Charles Schwab received lots of good news last week, with the Justice Department and shareholders approving its $26 billion merger with rival TD Ameritrade.
The firms, which collectively work with more than 10,000 RIAs and $5 trillion, should come together by year-end. The technology and related integration, though, requires 18 to 36 months.
The industry was “pretty much expecting this outcome, so it’s not a big surprise to anyone,” said Tim Welsh, head of the consultancy Nexus Strategy.
“However, it does remove uncertainty, so we expect to see RIAs affiliated with TD Ameritrade ramp up their search and inquiries for a new custodian, particularly smaller firms who fear a lower service level and less personalized support at the combined Goliath,” explained Welsh, a Schwab veteran himself.
But what impact could the huge deal have on advisors and other industry players over the next year or two — and beyond? As the merger moves ahead, executives and industry watchers gave their “big takeaways” on its significance.
Most midsize and large RIAs will likely move to Schwab from TD Ameritrade, with others likely to go elsewhere, according to Joel Bruckenstein, head of Technology Tools for Today, or T3.
Custodians have a hard time making a profit through services provided to RIAs with around $100 million or less in client assets, given low interest rates and zero commissions, Bruckenstein and others say.
“But what you see in this industry is that a vacuum usually gets filled,” the industry veteran said in an interview.

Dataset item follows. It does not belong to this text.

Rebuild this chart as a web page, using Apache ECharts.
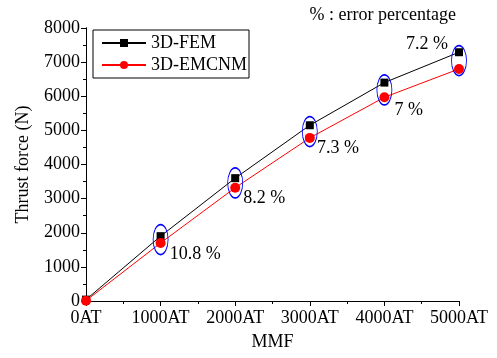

Interactive Brokers, Shareholder Services Group and TradePMR, for instance, are “beefing up” their offerings, he pointed out.
“And LPL Financial should get into the RIA space in a big way,” Bruckenstein explained, adding that newcomer Altruist is also moving to capture part of the business.
Has Schwab won the war within the RIA industry? “It’s an evolving marketplace, and it’s too soon to tell. Changing attitudes at firms and technology innovation will influence this,” he said.
“All custodians are saying their pipelines are full, and they are happy,” Bruckenstein added. “I do think Schwab can convert the vast majority of the business [from TD Ameritrade].”
Since the Schwabitrade deal was announced in November, antitrust concerns have been raised by advisors and others. But, as Bruckenstein and others point out, there’s been more activity from small players, too.
“This is ultimately good for most RIAs,” said Chip Roame, head of Tiburon Strategic Advisors.
“Sure, many pundits will simply say that Schwab will eliminate TD Ameritrade as a custodian competitor,” Roame explained, “but I have a few problems with that simple conclusion.”
Schwab is “an innovative company,” the consultant says, meaning that it likely will roll out more products and services.
The expected loss of TD Ameritrade as a custodial choice has generated new competitive offerings in the broader market, including some from retail-focused firms like Acorns, Roame says.